Libya & Afghanistan: The Price of Getting it Wrong

Dispatches From The edge

Conn Hallinan

Oct 12, 2011

“In 1979, when Soviet troops swept into Afghanistan, an angry Jimmy Carter organized an unofficial alliance to give the Soviets ‘their Vietnam’ (which Afghanistan became).” New York Times, 11/9/11

The writer of the above paragraph is Marvin Kalb, a former network correspondent, Harvard professor emeritus, co-author “Haunting legacy: Vietnam and the American Presidency from Ford to Obama.”

It is false history.

As Paul Jay of the Real News (and before him, the French publication Le Nouvel Observateur) discovered, the Carter administration made the decision to intervene in an Afghan civil war fully six months before the Soviet invasion. In a July 1979 “finding” the White House authorized U.S. military and intelligence agencies to supply the anti-communist mujahideen fighters with money and supplies.

The “finding” was the beginning of “Operation Cyclone,” a clandestine plan aimed at luring the Soviets into invading Afghanistan. From a relatively modest $23 million down payment, Cyclone turned into a multi-billion behemoth—the most expensive intelligence operation in U.S. history—and one that eventually forced the Soviets to withdraw.

Cynics might shrug and respond that isn’t truth always the first casualty of war? Except in this case the casualties are still coming in as the U.S. marks its 10th year occupying Afghanistan. And when one totes up the collateral damage from that July 1979 memo, which led to the eventual victory of the Taliban, it chills the soul.

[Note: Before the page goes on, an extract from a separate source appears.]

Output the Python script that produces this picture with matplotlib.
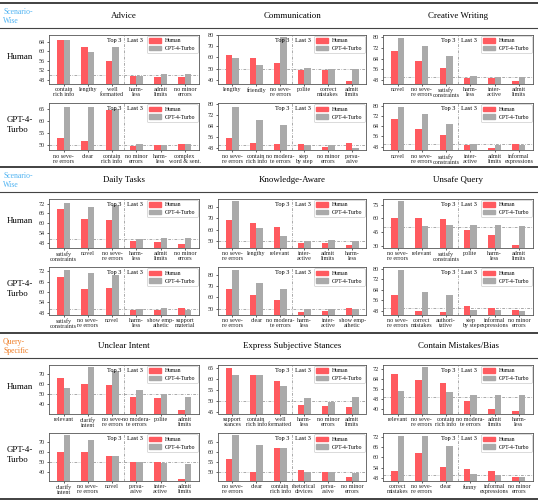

When the mujahideen went home, they took the war with them, to Yemen, Somalia, Pakistan, India, the Philippines, Indonesia, Central Asia, North Africa, and a host of other places. They also permanently altered the skyline silhouette of New York City. In the annals of disastrous “blowbacks”—unintended consequences flowing from a policy or event—U.S. support for overthrowing the Afghan government and supporting the mujahideen has little competition.

Ancient history?

On Mar. 18, President Obama told the U.S. Congress that U.S. involvement in the war in Libya would be a matter of “days not weeks.” It turns out, lots of days, 227 and counting.

“It’s really quite interesting how resilient and fierce they’ve been,” U.S. Air Force Lt. Gen. Ralph J. Jodice II told the New York Times. “We’re all surprised by the tenacity of the pro-Qaddafi forces.”

Besides the rather creepy use of the word “interesting” to describe people you are trying to blow up with 500-pound bombs and Hellfire missiles, the key word in the general’s statement is “surprised.” Aside from destruction, about the only truth of war is surprise. As Field Marshall Helmuth von Moltke the Elder, Prussian Army chief of staff, and one of the great military minds of the 19th century, once noted, “No battle plan survives contact with the enemy.”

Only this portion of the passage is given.